FGI Industries Ltd.

Analysis for Ticker: FGI

FGI Industries Ltd is a global B2B supplier of bathroom and kitchen products, but the math reveals it is actually a host organism designed to siphon capital away from shareholders into a private family empire. While the company collected 100,0$ million in revenue through brands like CRAFT + MAIN and JETCOAT, it sustained a 7,1$ million net loss and watched its cash reserves dwindle to a mere 1,9$ million by the end of the year. The core disaster is a web of extraction where the company borrows money and immediately sends it to private affiliates as prepayments for goods that have not even arrived.
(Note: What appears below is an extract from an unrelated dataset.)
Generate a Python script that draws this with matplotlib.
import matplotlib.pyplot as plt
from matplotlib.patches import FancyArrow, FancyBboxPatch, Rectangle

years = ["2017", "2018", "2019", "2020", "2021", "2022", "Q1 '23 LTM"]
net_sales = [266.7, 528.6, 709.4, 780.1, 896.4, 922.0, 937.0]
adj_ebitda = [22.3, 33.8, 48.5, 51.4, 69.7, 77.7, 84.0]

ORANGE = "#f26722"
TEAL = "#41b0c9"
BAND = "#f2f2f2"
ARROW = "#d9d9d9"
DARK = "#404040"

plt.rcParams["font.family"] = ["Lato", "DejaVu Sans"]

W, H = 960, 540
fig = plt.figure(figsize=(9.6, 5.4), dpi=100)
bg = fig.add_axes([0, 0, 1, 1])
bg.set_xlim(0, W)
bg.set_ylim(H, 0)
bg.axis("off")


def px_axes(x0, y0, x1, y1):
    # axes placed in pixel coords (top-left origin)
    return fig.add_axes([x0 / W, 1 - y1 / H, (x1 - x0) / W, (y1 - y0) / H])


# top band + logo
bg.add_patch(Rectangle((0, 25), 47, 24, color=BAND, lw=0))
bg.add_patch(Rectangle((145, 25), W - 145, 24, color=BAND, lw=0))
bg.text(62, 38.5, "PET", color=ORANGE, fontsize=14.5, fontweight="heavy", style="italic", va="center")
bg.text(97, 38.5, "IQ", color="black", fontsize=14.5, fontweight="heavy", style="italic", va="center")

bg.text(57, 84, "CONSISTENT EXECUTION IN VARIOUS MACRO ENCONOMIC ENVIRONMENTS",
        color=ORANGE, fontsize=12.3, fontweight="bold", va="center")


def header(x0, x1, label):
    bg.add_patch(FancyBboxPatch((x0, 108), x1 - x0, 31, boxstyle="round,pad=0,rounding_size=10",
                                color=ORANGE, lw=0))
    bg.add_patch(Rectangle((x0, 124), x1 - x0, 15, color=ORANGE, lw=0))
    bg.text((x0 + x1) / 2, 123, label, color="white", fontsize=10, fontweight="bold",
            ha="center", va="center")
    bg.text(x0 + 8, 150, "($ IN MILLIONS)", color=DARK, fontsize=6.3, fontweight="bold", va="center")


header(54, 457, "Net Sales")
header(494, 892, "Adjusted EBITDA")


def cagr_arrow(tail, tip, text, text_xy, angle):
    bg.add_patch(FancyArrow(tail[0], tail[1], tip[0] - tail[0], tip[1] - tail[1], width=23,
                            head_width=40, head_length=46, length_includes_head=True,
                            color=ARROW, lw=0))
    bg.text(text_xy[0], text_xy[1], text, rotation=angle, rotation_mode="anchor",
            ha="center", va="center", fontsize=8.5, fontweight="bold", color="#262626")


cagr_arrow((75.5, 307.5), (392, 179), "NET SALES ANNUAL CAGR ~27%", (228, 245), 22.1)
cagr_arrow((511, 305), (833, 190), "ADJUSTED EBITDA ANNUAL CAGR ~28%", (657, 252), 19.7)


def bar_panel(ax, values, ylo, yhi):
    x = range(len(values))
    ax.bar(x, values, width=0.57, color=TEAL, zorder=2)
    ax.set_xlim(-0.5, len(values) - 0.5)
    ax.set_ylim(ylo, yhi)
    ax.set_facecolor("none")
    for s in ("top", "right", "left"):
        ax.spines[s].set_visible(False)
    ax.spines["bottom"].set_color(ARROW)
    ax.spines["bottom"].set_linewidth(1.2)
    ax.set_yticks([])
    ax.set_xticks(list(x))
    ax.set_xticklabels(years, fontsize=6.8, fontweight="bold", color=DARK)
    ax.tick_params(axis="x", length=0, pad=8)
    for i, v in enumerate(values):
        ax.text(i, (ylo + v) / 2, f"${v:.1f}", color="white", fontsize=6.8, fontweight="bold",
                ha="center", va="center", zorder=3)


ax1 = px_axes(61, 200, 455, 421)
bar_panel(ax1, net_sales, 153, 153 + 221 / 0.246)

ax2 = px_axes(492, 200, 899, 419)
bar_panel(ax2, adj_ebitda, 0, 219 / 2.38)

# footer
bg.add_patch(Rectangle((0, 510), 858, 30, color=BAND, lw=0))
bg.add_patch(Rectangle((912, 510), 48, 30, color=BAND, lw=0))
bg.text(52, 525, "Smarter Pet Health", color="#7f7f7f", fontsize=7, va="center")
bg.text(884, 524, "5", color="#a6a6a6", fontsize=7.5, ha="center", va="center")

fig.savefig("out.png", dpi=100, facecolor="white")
It is the financial equivalent of a child taking out a high-interest loan to pay for their parents' expenses, leaving the child with the debt and no money for food. The mechanism of control began in 1987, but the business is governed by Foremost Groups Ltd, which holds 71,0% of the voting power and is led by Liang Chou Chen. Because this family holds the majority of the votes, public shareholders are essentially acting as a zero-interest financing vehicle for a private empire. When the share price collapsed, the company executed a one-for-five reverse stock split in 07/2025 just to maintain the appearance of a viable stock on the Nasdaq. Attached to these shares are warrants under the symbol FGIWW, which act as a mathematical trap; if the company ever creates value, these warrants trigger the printing of new shares, which instantly shrinks the ownership percentage of everyday investors.